Hill bettered by more than two seconds the lap times that Olivier Panis, driving the most up-to-date Ligier, had set on the same track a few weeks earlier during qualification for the Japanese Grand Prix.
Hill, who despite his title is still not considered the fastest driver around, undoubtedly felt more secure about his move to Arrows. The team has not won a race in its 19-year existence, but it has become Bridgestone's laboratory team.
The company's technicians are attached to the team as they try to develop the tire. Hill's times helped attract other teams. So far, two other traditional second-division teams, Minardi and Prost (formerly Ligier) - as well as Stewart, a newcomer, and Lola, which is returning - have confirmed that they, too, will use Bridgestone tires.
Goodyear has been the only tire in Formula One racing since Pirelli left in 1991.
But some drivers have expressed doubts about the tires. Michael Schumacher, twice the world champion, set the tone in November when he reportedly said: ''I would like to see Goodyear work harder. They have had no competition for a while and they have become a little lazy.''
During the winter, Goodyear began intensifying its efforts on tire development with the seven Formula One teams committed to using its tires. In fact, Schumacher was summoned from his winter vacation to make test drives.
The German driver has reason to be nervous. Last week, Alain Prost's new team - with Panis at the wheel of its Bridgestone-equipped car - shaved nearly three seconds from Schumacher's 1996 pole-position time on the Magny-Cours track in France. Three seconds can mean the difference between the front row or the last row on the grid.
The team, which was called Ligier until Prost bought it this month, had not won a Grand Prix since 1981, before its lucky victory at Monaco last year.
Gerhard Berger, who races for Benetton, Schumacher's old team, said: ''I am very worried about Bridgestone. There are some races, particularly if it's wet, when they will be very strong.''
Hirohide Hamashima, Bridgestone Motorsports' technical director, said no one should be overly optimistic.
''Goodyear has been using a monopoly tire up until now,'' he said. ''I think they'll be using a new tire next season.''
The French sports daily L'Equipe reported last Friday that on Benetton's last day of testing last week in Portugal it used new Goodyear tires that ''look strangely like - Bridgestones. More corpulent sidewalls, shinier, and blacker.''
Dermot Bambridge, the public relations manager for Goodyear's Formula One Racing, said the company expected to make further improvements during the season.
''We haven't just sat still with a standard tire since 1992,'' Bambridge said. ''Development has gone on.
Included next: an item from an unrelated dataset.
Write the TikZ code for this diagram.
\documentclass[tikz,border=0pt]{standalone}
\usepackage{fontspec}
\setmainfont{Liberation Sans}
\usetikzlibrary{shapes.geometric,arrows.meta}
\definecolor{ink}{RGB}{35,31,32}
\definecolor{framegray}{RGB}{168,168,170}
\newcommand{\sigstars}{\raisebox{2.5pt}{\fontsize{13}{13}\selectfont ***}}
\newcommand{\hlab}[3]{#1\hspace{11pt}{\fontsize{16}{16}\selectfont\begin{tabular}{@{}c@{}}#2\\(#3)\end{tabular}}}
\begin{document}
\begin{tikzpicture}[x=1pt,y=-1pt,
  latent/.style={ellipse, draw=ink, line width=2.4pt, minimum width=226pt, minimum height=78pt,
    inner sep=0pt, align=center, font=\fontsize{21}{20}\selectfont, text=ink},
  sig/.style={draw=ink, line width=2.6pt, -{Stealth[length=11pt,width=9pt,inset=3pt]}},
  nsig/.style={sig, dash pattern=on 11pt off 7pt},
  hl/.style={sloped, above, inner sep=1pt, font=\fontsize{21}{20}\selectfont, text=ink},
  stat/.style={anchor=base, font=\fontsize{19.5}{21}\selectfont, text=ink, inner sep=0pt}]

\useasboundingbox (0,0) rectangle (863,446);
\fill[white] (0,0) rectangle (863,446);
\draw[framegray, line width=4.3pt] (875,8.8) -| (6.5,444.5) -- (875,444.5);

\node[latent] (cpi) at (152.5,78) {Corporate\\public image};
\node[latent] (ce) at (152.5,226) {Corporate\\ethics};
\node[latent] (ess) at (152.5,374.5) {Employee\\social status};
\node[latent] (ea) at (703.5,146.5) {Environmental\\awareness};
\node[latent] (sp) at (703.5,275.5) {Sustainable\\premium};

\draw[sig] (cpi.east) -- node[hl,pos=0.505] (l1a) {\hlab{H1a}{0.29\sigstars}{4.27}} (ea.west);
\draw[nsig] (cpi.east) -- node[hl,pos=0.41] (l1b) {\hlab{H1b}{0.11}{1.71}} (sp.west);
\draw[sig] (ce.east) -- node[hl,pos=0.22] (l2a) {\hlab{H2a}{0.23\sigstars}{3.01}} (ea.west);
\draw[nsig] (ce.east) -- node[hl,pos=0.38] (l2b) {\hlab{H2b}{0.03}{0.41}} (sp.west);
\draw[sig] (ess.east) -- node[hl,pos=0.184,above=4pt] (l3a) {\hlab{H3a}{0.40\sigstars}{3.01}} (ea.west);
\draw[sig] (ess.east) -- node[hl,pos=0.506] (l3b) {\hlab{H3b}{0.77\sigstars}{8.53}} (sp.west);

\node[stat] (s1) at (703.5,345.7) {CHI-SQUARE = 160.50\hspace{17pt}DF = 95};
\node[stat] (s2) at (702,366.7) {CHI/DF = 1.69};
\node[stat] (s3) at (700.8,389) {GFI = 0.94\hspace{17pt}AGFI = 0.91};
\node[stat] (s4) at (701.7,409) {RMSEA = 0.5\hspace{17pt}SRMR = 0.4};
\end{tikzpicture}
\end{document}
Part of the reason we're involved in Formula One is not just to get the publicity, but also to help develop tires, which spin off into passenger car tires. So we need to learn things. It's not a question of suddenly saying, 'Oh heck, what are we going to do now? We've been left behind.'''
Bridgestone has been working on its Formula One tire since 1989. It broke Goodyear's 20-year monopoly in Indy-style racing in 1995, under the Firestone name, and immediately shaved a second and a half off lap times. Last year cars using Bridgestone tires won 13 of 19 races between the CART and IRL Indy-style championships.
The company had planned to enter Formula One in 1998, but accelerated its schedule partly because of the good Indy results, and partly because of a Formula One rules change that will outlaw slick tires, the type of tire it knows from U.S. racing, beginning in 1998.
Slicks - smooth, treadless tires - have been the norm since 1970, but Formula One officials hope races on treaded tires will allow more overtaking. By coming in now, Bridgestone can gain a year's experience in Formula One before trying to learn about racing at high speeds with treaded tires.
Bridgestone's move into Formula One is part of a clear business strategy. The world leader in tires sales decided it needed more of the European market, where Formula One racing has a high profile.
Chris Williams, a Prost spokesman, played down the importance of the tires.
''We're happy to be with Bridgestone,'' he said. ''But we're trying to not let people lose sight of the fact that we've worked very hard on our car, that we've got a new engine as well. It's not just the tires. It's the whole formula together.''
What makes Bridgestone's tires faster - particularly on wet track?
''That's top secret,'' Hamashima said.